**** Extracted entries ****

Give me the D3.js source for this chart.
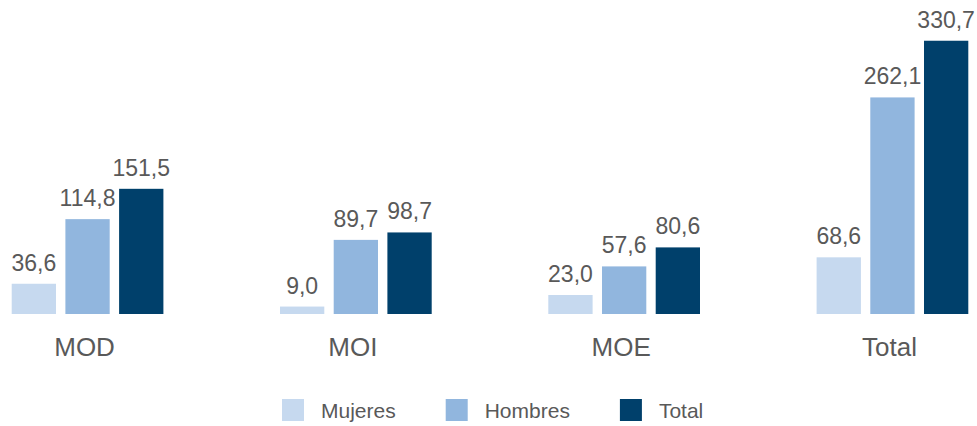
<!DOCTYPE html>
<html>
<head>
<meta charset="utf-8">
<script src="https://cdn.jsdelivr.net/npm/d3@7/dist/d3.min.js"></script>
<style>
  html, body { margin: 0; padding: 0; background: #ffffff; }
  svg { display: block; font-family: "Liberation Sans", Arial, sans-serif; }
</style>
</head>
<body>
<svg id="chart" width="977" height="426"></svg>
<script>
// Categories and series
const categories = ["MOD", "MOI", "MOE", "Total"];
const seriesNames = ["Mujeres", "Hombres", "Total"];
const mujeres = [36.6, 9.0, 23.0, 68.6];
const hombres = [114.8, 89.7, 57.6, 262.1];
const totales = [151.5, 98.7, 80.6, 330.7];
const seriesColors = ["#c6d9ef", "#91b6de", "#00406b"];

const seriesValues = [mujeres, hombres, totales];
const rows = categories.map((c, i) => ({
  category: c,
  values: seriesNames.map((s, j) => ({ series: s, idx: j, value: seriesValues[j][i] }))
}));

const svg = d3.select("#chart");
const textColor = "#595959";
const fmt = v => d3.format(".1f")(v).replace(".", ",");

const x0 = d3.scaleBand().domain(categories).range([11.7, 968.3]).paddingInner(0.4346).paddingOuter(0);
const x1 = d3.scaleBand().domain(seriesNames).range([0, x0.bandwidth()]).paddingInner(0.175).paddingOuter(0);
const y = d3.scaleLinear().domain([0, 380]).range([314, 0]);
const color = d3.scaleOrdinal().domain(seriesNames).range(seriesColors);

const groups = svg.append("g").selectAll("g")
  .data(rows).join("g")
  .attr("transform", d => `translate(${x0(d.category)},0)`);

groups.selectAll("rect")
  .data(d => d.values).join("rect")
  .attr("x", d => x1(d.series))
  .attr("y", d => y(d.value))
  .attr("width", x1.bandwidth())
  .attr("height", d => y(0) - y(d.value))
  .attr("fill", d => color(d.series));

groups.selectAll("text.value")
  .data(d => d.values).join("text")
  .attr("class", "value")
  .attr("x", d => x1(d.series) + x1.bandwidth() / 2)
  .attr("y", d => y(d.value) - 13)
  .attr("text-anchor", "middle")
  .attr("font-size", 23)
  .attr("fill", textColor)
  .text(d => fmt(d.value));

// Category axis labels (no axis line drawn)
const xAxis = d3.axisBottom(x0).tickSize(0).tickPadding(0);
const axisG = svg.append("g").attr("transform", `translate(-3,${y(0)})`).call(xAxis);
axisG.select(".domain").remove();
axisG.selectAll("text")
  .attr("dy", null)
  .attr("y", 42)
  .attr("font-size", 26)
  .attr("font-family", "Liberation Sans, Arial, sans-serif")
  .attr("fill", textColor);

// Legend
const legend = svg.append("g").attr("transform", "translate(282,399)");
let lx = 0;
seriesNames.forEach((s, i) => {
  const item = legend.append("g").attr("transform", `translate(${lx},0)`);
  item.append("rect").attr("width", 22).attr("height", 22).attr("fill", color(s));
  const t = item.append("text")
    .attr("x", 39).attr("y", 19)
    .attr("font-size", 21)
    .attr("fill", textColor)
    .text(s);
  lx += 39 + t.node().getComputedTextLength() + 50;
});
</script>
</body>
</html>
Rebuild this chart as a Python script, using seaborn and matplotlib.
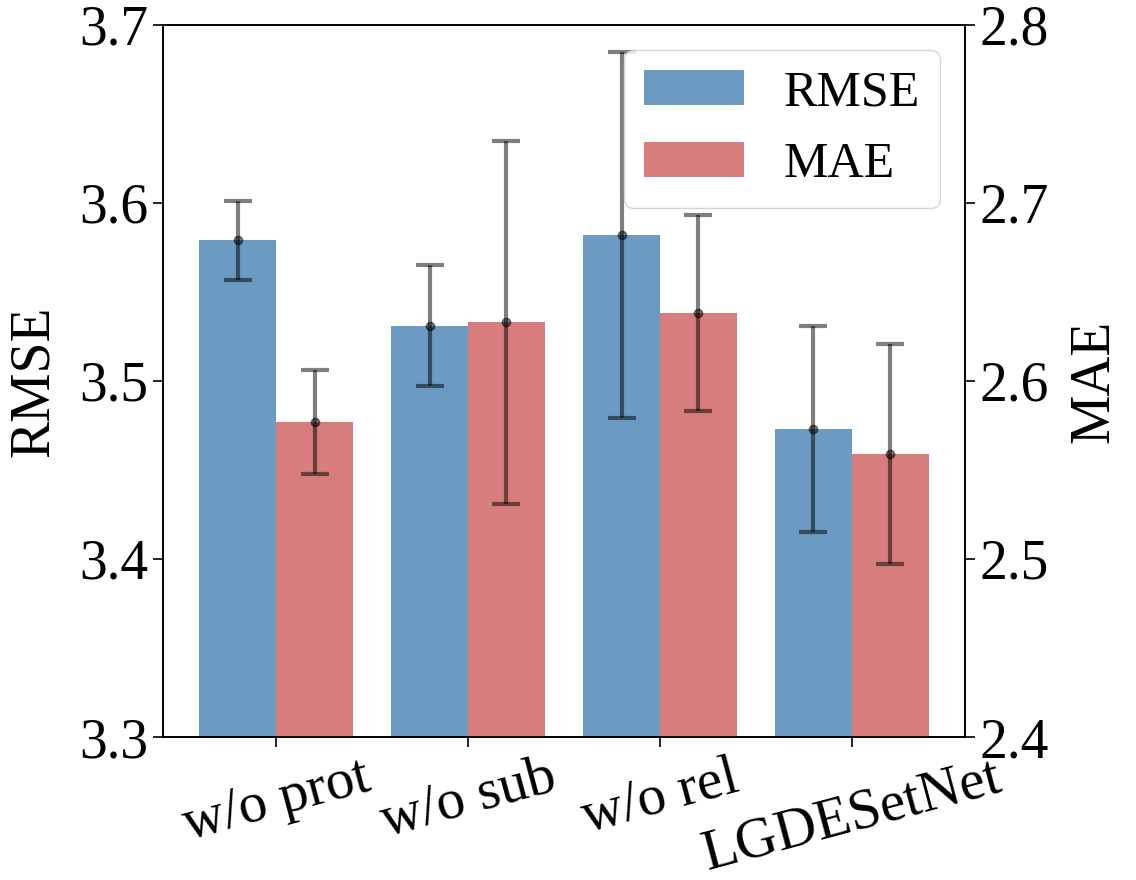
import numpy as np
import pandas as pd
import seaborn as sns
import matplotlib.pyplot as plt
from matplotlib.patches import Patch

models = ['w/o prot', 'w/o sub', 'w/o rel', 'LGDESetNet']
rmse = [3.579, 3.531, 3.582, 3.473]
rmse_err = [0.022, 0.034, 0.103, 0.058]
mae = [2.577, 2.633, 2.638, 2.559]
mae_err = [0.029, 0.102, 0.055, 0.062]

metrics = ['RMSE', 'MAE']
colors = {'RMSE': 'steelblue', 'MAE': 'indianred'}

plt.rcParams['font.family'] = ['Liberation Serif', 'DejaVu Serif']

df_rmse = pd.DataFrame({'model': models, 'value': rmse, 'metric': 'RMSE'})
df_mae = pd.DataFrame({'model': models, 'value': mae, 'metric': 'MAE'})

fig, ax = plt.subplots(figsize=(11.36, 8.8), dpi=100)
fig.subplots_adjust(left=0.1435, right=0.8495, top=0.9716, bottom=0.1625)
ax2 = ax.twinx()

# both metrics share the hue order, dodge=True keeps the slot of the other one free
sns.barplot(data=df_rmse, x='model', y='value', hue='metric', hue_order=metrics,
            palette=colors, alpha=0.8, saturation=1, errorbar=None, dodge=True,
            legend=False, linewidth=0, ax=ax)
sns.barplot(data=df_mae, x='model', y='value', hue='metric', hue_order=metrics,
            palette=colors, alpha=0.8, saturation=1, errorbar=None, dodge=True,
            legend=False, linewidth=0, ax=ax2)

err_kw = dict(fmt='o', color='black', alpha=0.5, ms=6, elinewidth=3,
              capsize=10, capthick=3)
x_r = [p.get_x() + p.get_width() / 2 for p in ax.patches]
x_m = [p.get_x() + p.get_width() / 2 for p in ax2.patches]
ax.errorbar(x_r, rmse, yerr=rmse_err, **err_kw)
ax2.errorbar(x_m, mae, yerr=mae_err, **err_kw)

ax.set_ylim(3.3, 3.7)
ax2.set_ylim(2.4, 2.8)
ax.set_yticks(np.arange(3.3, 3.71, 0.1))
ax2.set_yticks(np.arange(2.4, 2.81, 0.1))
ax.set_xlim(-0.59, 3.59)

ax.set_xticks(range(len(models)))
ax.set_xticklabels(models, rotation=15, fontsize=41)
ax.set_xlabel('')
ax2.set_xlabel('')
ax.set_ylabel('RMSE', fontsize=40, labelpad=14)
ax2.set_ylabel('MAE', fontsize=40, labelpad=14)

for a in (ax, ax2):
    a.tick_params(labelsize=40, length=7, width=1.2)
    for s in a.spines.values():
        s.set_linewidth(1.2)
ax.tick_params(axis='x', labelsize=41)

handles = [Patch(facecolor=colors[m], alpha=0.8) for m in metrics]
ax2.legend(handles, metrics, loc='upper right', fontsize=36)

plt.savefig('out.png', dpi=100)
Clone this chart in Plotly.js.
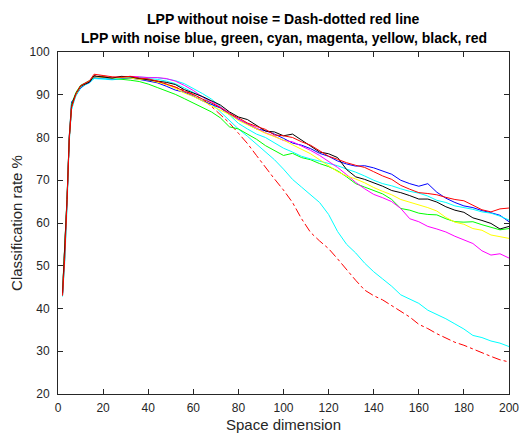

****

Directions for this task — Return every line of the records exactly as given, pictures excluded.

The reply —
Give me the D3.js source for this chart.
<!DOCTYPE html>
<html>
<head>
<meta charset="utf-8">
<script src="https://cdn.jsdelivr.net/npm/d3@7/dist/d3.min.js"></script>
<style>
  html, body { margin: 0; padding: 0; background: #ffffff; }
  svg { display: block; font-family: "Liberation Sans", Arial, sans-serif; }
</style>
</head>
<body>
<svg id="chart" width="977" height="426"></svg>
<script>
// Categories and series
const categories = ["MOD", "MOI", "MOE", "Total"];
const seriesNames = ["Mujeres", "Hombres", "Total"];
const mujeres = [36.6, 9.0, 23.0, 68.6];
const hombres = [114.8, 89.7, 57.6, 262.1];
const totales = [151.5, 98.7, 80.6, 330.7];
const seriesColors = ["#c6d9ef", "#91b6de", "#00406b"];

const seriesValues = [mujeres, hombres, totales];
const rows = categories.map((c, i) => ({
  category: c,
  values: seriesNames.map((s, j) => ({ series: s, idx: j, value: seriesValues[j][i] }))
}));

const svg = d3.select("#chart");
const textColor = "#595959";
const fmt = v => d3.format(".1f")(v).replace(".", ",");

const x0 = d3.scaleBand().domain(categories).range([11.7, 968.3]).paddingInner(0.4346).paddingOuter(0);
const x1 = d3.scaleBand().domain(seriesNames).range([0, x0.bandwidth()]).paddingInner(0.175).paddingOuter(0);
const y = d3.scaleLinear().domain([0, 380]).range([314, 0]);
const color = d3.scaleOrdinal().domain(seriesNames).range(seriesColors);

const groups = svg.append("g").selectAll("g")
  .data(rows).join("g")
  .attr("transform", d => `translate(${x0(d.category)},0)`);

groups.selectAll("rect")
  .data(d => d.values).join("rect")
  .attr("x", d => x1(d.series))
  .attr("y", d => y(d.value))
  .attr("width", x1.bandwidth())
  .attr("height", d => y(0) - y(d.value))
  .attr("fill", d => color(d.series));

groups.selectAll("text.value")
  .data(d => d.values).join("text")
  .attr("class", "value")
  .attr("x", d => x1(d.series) + x1.bandwidth() / 2)
  .attr("y", d => y(d.value) - 13)
  .attr("text-anchor", "middle")
  .attr("font-size", 23)
  .attr("fill", textColor)
  .text(d => fmt(d.value));

// Category axis labels (no axis line drawn)
const xAxis = d3.axisBottom(x0).tickSize(0).tickPadding(0);
const axisG = svg.append("g").attr("transform", `translate(-3,${y(0)})`).call(xAxis);
axisG.select(".domain").remove();
axisG.selectAll("text")
  .attr("dy", null)
  .attr("y", 42)
  .attr("font-size", 26)
  .attr("font-family", "Liberation Sans, Arial, sans-serif")
  .attr("fill", textColor);

// Legend
const legend = svg.append("g").attr("transform", "translate(282,399)");
let lx = 0;
seriesNames.forEach((s, i) => {
  const item = legend.append("g").attr("transform", `translate(${lx},0)`);
  item.append("rect").attr("width", 22).attr("height", 22).attr("fill", color(s));
  const t = item.append("text")
    .attr("x", 39).attr("y", 19)
    .attr("font-size", 21)
    .attr("fill", textColor)
    .text(s);
  lx += 39 + t.node().getComputedTextLength() + 50;
});
</script>
</body>
</html>
Rebuild this chart as a Python script, using seaborn and matplotlib.
import numpy as np
import pandas as pd
import seaborn as sns
import matplotlib.pyplot as plt
from matplotlib.patches import Patch

models = ['w/o prot', 'w/o sub', 'w/o rel', 'LGDESetNet']
rmse = [3.579, 3.531, 3.582, 3.473]
rmse_err = [0.022, 0.034, 0.103, 0.058]
mae = [2.577, 2.633, 2.638, 2.559]
mae_err = [0.029, 0.102, 0.055, 0.062]

metrics = ['RMSE', 'MAE']
colors = {'RMSE': 'steelblue', 'MAE': 'indianred'}

plt.rcParams['font.family'] = ['Liberation Serif', 'DejaVu Serif']

df_rmse = pd.DataFrame({'model': models, 'value': rmse, 'metric': 'RMSE'})
df_mae = pd.DataFrame({'model': models, 'value': mae, 'metric': 'MAE'})

fig, ax = plt.subplots(figsize=(11.36, 8.8), dpi=100)
fig.subplots_adjust(left=0.1435, right=0.8495, top=0.9716, bottom=0.1625)
ax2 = ax.twinx()

# both metrics share the hue order, dodge=True keeps the slot of the other one free
sns.barplot(data=df_rmse, x='model', y='value', hue='metric', hue_order=metrics,
            palette=colors, alpha=0.8, saturation=1, errorbar=None, dodge=True,
            legend=False, linewidth=0, ax=ax)
sns.barplot(data=df_mae, x='model', y='value', hue='metric', hue_order=metrics,
            palette=colors, alpha=0.8, saturation=1, errorbar=None, dodge=True,
            legend=False, linewidth=0, ax=ax2)

err_kw = dict(fmt='o', color='black', alpha=0.5, ms=6, elinewidth=3,
              capsize=10, capthick=3)
x_r = [p.get_x() + p.get_width() / 2 for p in ax.patches]
x_m = [p.get_x() + p.get_width() / 2 for p in ax2.patches]
ax.errorbar(x_r, rmse, yerr=rmse_err, **err_kw)
ax2.errorbar(x_m, mae, yerr=mae_err, **err_kw)

ax.set_ylim(3.3, 3.7)
ax2.set_ylim(2.4, 2.8)
ax.set_yticks(np.arange(3.3, 3.71, 0.1))
ax2.set_yticks(np.arange(2.4, 2.81, 0.1))
ax.set_xlim(-0.59, 3.59)

ax.set_xticks(range(len(models)))
ax.set_xticklabels(models, rotation=15, fontsize=41)
ax.set_xlabel('')
ax2.set_xlabel('')
ax.set_ylabel('RMSE', fontsize=40, labelpad=14)
ax2.set_ylabel('MAE', fontsize=40, labelpad=14)

for a in (ax, ax2):
    a.tick_params(labelsize=40, length=7, width=1.2)
    for s in a.spines.values():
        s.set_linewidth(1.2)
ax.tick_params(axis='x', labelsize=41)

handles = [Patch(facecolor=colors[m], alpha=0.8) for m in metrics]
ax2.legend(handles, metrics, loc='upper right', fontsize=36)

plt.savefig('out.png', dpi=100)
Clone this chart in Plotly.js.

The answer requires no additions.